Taalif’s stall is part of the Dastkar Mela at Meenakshi Hall on Avanashi Road (near Nava India). The event has been organised by the Pushpanjali Khadi Gramodhyoug Sansthan.
Once you peel your eyes away from the profusion of colour at his stall — there are soup bowls, cups, mugs, salt-and-pepper shakers, degchis and jars, priced from Rs. 120 to Rs. 4,500 — check out the stall selling appliqué bed linen from Delhi. They are bright and beautiful; soft felt and cotton appliqué on a white or off-white base.
Choose from pillow and cushion covers with Chhota Bheem, giraffe and other animal motifs or elaborate bed spreads appliquéd right through. Pillow cases start at Rs. 200 and the spreads cost Rs. 2,900.
If you like lacquer ware, visit the stall from Channapatna right at the entrance. There are wooden bangles in vibrant colours glowing with polish and attractive contemporary toys such as a tortoise, a dancing giraffe and others.
There are two stalls devoted to Khadi — one from Meerut sells the fabric of Independence in all colours in the form of shirts and kurtas; another from Gujarat stocks kurtas and kurtis for women.
In one of the corners is a small stall that sells bead-worked purses, clutches and pouches from Uttar Pradesh. Women create these shimmering beauties at home to earn a living. A store from Gujarat stocks bead-worked blouses, anarkalis and dress materials.
A stall put up by a society from Madurai stocks Chungudi saris, some in traditional colours and others in dazzling new-age shades.
Plenty of tussar yardage and sets from Bhagalpur, block-printed salwars and bed linen, patachitra paintings… the exhibition regulars are around too.

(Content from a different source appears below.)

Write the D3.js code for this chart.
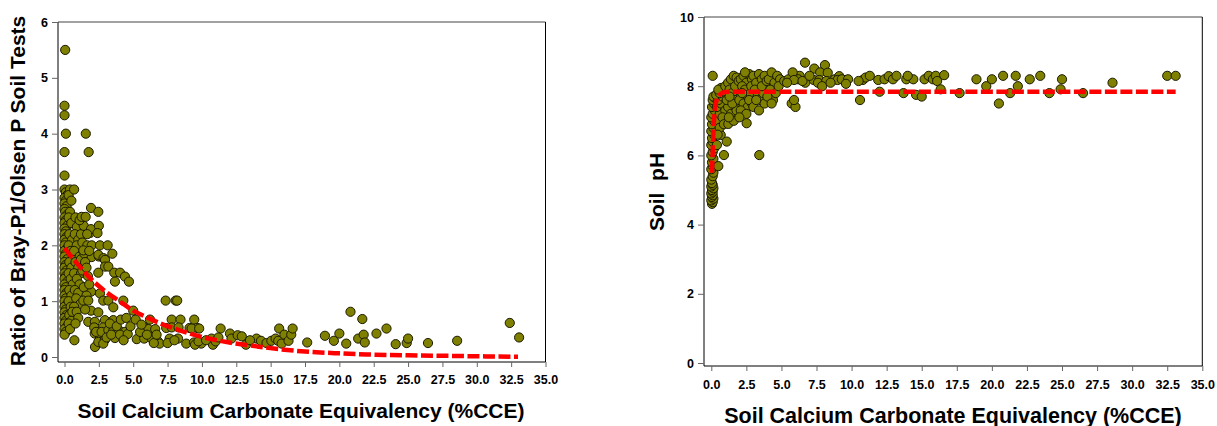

The Dastkar Mela also sells dainty danglers hanging from lines, inexpensive fashion jewellery, glass bangles… just the kind of things that will make for thoughtful Navarathri thamboolam gifts.
Allow your nose to lead you to the exit — the pickle seller from Rajasthan sits there, opening each jar just a little to allow the tantalising aroma to do its job. Before you know it, there’s a queue lining up for mango pickle, garlic pickle and mixed vegetable pickle!
The Mela concludes on October 14. It is open from 10 a.m. to 9 p.m.